Speaking of which, I thought today's Foxtrot comic was quite on target.

Date: 2006-10-30 01:20 am (UTC)
From: [identity profile] active-apathy.livejournal.com
Pencil and paper is, I think, the best possible medium for a vote. It's reliable, can't possibly break down, accurately reflects the intent of the voter, doesn't impose technological barriers, and makes it Virtually Impossibleā„¢ to do anything untoward to the votes afterward.

Date: 2006-10-29 04:29 pm (UTC)
From: [identity profile] miss-katelynne.livejournal.com
We have mail-in ballots in my county. They're not what I'd considered Absentee, but similar.

Date: 2006-10-29 05:07 pm (UTC)
From: [identity profile] luckycee.livejournal.com
I have never, ever not voted. I have voted in every single election since I turned 18 in 1974, a record of which I am very proud to boast.

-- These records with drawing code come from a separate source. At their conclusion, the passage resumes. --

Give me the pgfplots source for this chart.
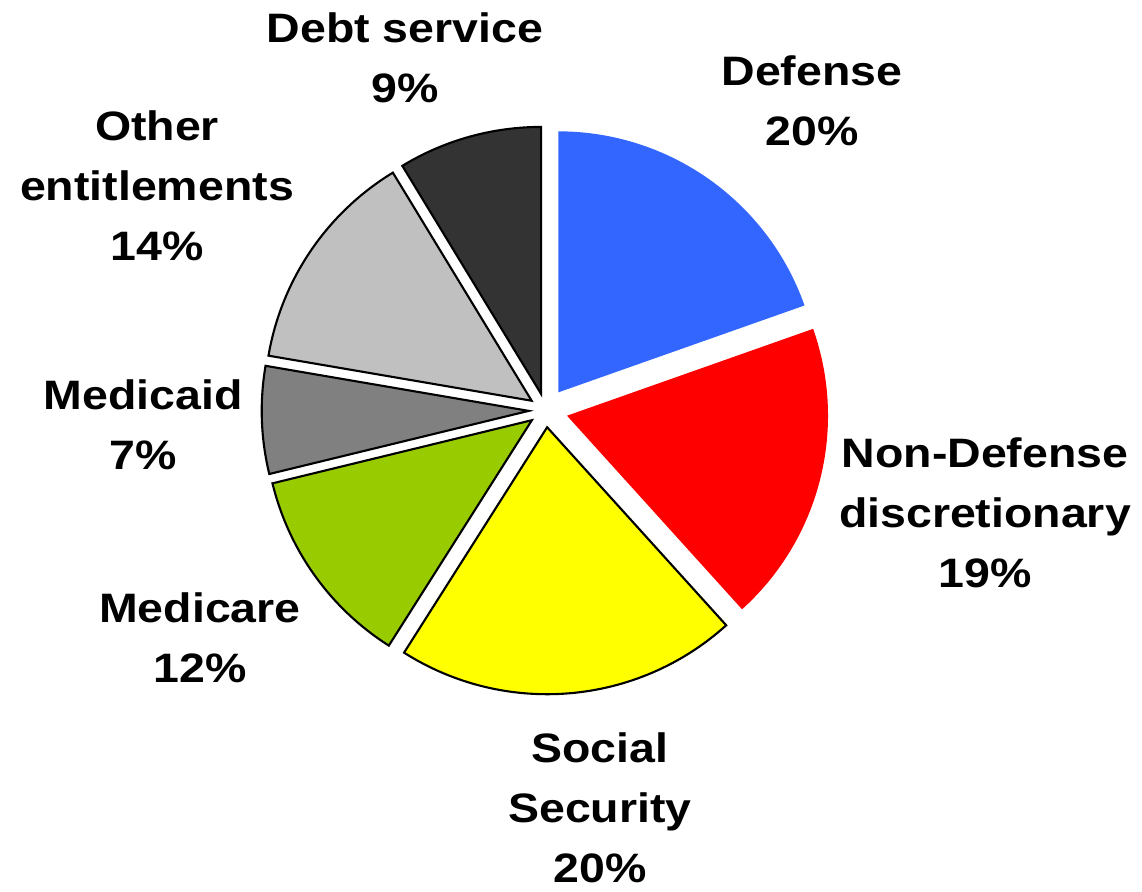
\documentclass[border=0pt]{standalone}
\usepackage{pgfplots}
\pgfplotsset{compat=1.18}
\usepackage{pgfplotstable}
\usepackage{fontspec}
\setmainfont{Liberation Sans}[FakeStretch=1.13]

\definecolor{cDef}{RGB}{51,102,255}
\definecolor{cNon}{RGB}{255,0,0}
\definecolor{cSS}{RGB}{255,255,0}
\definecolor{cMcr}{RGB}{153,204,0}
\definecolor{cMcd}{RGB}{128,128,128}
\definecolor{cOth}{RGB}{192,192,192}
\definecolor{cDebt}{RGB}{51,51,51}

\tikzset{lab/.style={font=\bfseries\fontsize{11.7}{17}\selectfont, align=center, inner sep=0pt}}

% share of spending (percent), clockwise from 12 o'clock
% explode / radius in picture units (1 unit = 0.1 mm)
\pgfplotstableread{
value explode radius
19.6  22      261
18.7  22      261
20.7  17      267
12.2  17      267
6.5   17      267
13.6  17      267
8.7   17      267
}\piedata

\def\cx{545.7}
\def\cy{480.7}

\begin{document}
\begin{tikzpicture}
% angles and offsets of the slices, worked out from the table
\def\cum{0}
\pgfplotsforeachungrouped \i in {0,...,6}{%
  \pgfplotstablegetelem{\i}{value}\of\piedata \let\v\pgfplotsretval
  \pgfplotstablegetelem{\i}{explode}\of\piedata \let\e\pgfplotsretval
  \pgfplotstablegetelem{\i}{radius}\of\piedata \let\r\pgfplotsretval
  \pgfmathsetmacro\aone{90-3.6*\cum}%
  \pgfmathsetmacro\atwo{90-3.6*(\cum+\v)}%
  \pgfmathsetmacro\amid{(\aone+\atwo)/2}%
  \pgfmathsetmacro\px{\cx+\e*cos(\amid)}%
  \pgfmathsetmacro\py{\cy+\e*sin(\amid)}%
  \pgfmathsetmacro\rr{\r/10}%
  \expandafter\xdef\csname pa\i\endcsname{\aone}%
  \expandafter\xdef\csname pb\i\endcsname{\atwo}%
  \expandafter\xdef\csname px\i\endcsname{\px}%
  \expandafter\xdef\csname py\i\endcsname{\py}%
  \expandafter\xdef\csname pr\i\endcsname{\rr}%
  \pgfmathsetmacro\cum{\cum+\v}%
}
\begin{axis}[
  scale only axis,
  width=11.42cm, height=8.91cm,
  xmin=0, xmax=1142, ymin=0, ymax=891,
  hide axis, clip=false,
]
\pgfplotsinvokeforeach{0,1}{
  \fill[fill=\ifcase#1 cDef\or cNon\fi]
    (axis cs:\csname px#1\endcsname,\csname py#1\endcsname)
    -- ++(\csname pa#1\endcsname:\csname pr#1\endcsname mm)
    arc[start angle=\csname pa#1\endcsname, end angle=\csname pb#1\endcsname, radius=\csname pr#1\endcsname mm]
    -- cycle;
}
\pgfplotsinvokeforeach{2,...,6}{
  \filldraw[line width=0.6pt, draw=black, line join=miter,
    fill=\ifcase#1 \or \or cSS\or cMcr\or cMcd\or cOth\or cDebt\fi]
    (axis cs:\csname px#1\endcsname,\csname py#1\endcsname)
    -- ++(\csname pa#1\endcsname:\csname pr#1\endcsname mm)
    arc[start angle=\csname pa#1\endcsname, end angle=\csname pb#1\endcsname, radius=\csname pr#1\endcsname mm]
    -- cycle;
}
\node[lab] at (axis cs:812,790) {Defense\\20\%};
\node[lab] at (axis cs:985,378) {Non-Defense\\discretionary\\19\%};
\node[lab] at (axis cs:600,83)  {Social\\Security\\20\%};
\node[lab] at (axis cs:200,253) {Medicare\\12\%};
\node[lab] at (axis cs:143,466) {Medicaid\\7\%};
\node[lab] at (axis cs:157,705) {Other\\entitlements\\14\%};
\node[lab] at (axis cs:405,833) {Debt service\\9\%};
\end{axis}
\pgfresetboundingbox
\path (current axis.south west) rectangle (current axis.north east);
\end{tikzpicture}
\end{document}
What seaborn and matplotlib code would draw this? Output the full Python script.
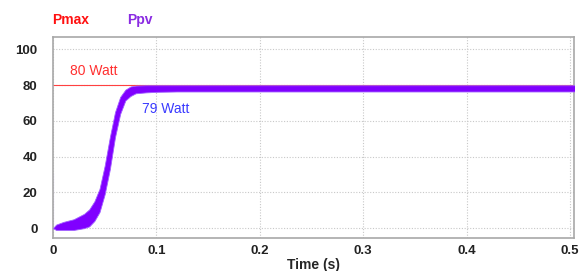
import numpy as np
import matplotlib
matplotlib.use("Agg")
import matplotlib.pyplot as plt
import seaborn as sns

# envelope of the Ppv ripple band
time_s = [0, 0.003, 0.01, 0.02, 0.03, 0.035, 0.04, 0.045, 0.05, 0.055, 0.06,
          0.065, 0.07, 0.075, 0.08, 0.09, 0.1, 0.12, 0.2, 0.3, 0.4, 0.505]
ppv_upper = [0, 2, 3.5, 5, 8, 10.5, 15, 22, 35, 51, 65,
             73.5, 77.5, 79.3, 79.8, 80, 80, 80, 80, 80, 80, 80]
ppv_lower = [0, -1, -1, -1, 0, 1, 4, 9, 19, 33, 51,
             64, 71.5, 74, 75.5, 76, 76.3, 76.5, 76.5, 76.5, 76.5, 76.5]
pmax_t = [0, 0.505]
pmax_p = [80, 80]
spike_t = [0, 0]
spike_p = [0, 31]

x_ticks = [0, 0.1, 0.2, 0.3, 0.4, 0.5]
x_labels = ["0", "0.1", "0.2", "0.3", "0.4", "0.5"]
y_ticks = [0, 20, 40, 60, 80, 100]

sns.set_style("white")
plt.rcParams['font.family'] = ['Liberation Sans', 'DejaVu Sans']

fig = plt.figure(figsize=(5.81, 2.71), dpi=100)
ax = fig.add_axes([0.0912, 0.1218, 0.8968, 0.7417])

purple = "#8000ff"
sns.lineplot(x=pmax_t, y=pmax_p, ax=ax, color="#ff4040", lw=0.8, zorder=2)
ax.fill_between(time_s, ppv_lower, ppv_upper, color=purple, lw=0.6,
                edgecolor="#a060ff", zorder=3)
sns.lineplot(x=spike_t, y=spike_p, ax=ax, color="#c8a0ff", lw=1.2, zorder=3)

ax.set_xlim(0, 0.504)
ax.set_ylim(-5.5, 107)
ax.set_xticks(x_ticks)
ax.set_xticklabels(x_labels)
ax.set_yticks(y_ticks)
ax.tick_params(axis="x", length=0, labelsize=9.5, colors="#222222", pad=5)
ax.tick_params(axis="y", length=0, labelsize=9.5, colors="#222222", pad=11)
for lab in ax.get_xticklabels() + ax.get_yticklabels():
    lab.set_fontweight("bold")
ax.grid(True, ls=(0, (1, 1.5)), color="#c8c8c8", lw=0.8)
for s in ax.spines.values():
    s.set_color("#a8a8a8")
    s.set_linewidth(1.2)

ax.set_xlabel("Time (s)", fontsize=10, fontweight="bold", labelpad=1)

ax.text(0.016, 85.5, "80 Watt", color="#ff3030", fontsize=10)
ax.text(0.086, 64.5, "79 Watt", color="#3a3aff", fontsize=10)

fig.text(0.0895, 0.912, "Pmax", color="#ff1010", fontsize=10, fontweight="bold")
fig.text(0.2186, 0.912, "Ppv", color="#8a2be2", fontsize=10, fontweight="bold")

fig.savefig("out.png", dpi=100)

Date: 2006-10-29 05:10 pm (UTC)
From: [identity profile] beccak1961.livejournal.com
I have found, as I get older and it doesn't matter if they are democrat or republican, once they get to DC they are all politicians (maybe something in the water?) that I no longer vote *for* someone as much as I vote *against* someone else. It's very much voting for what I hope turns out to be the lesser evil.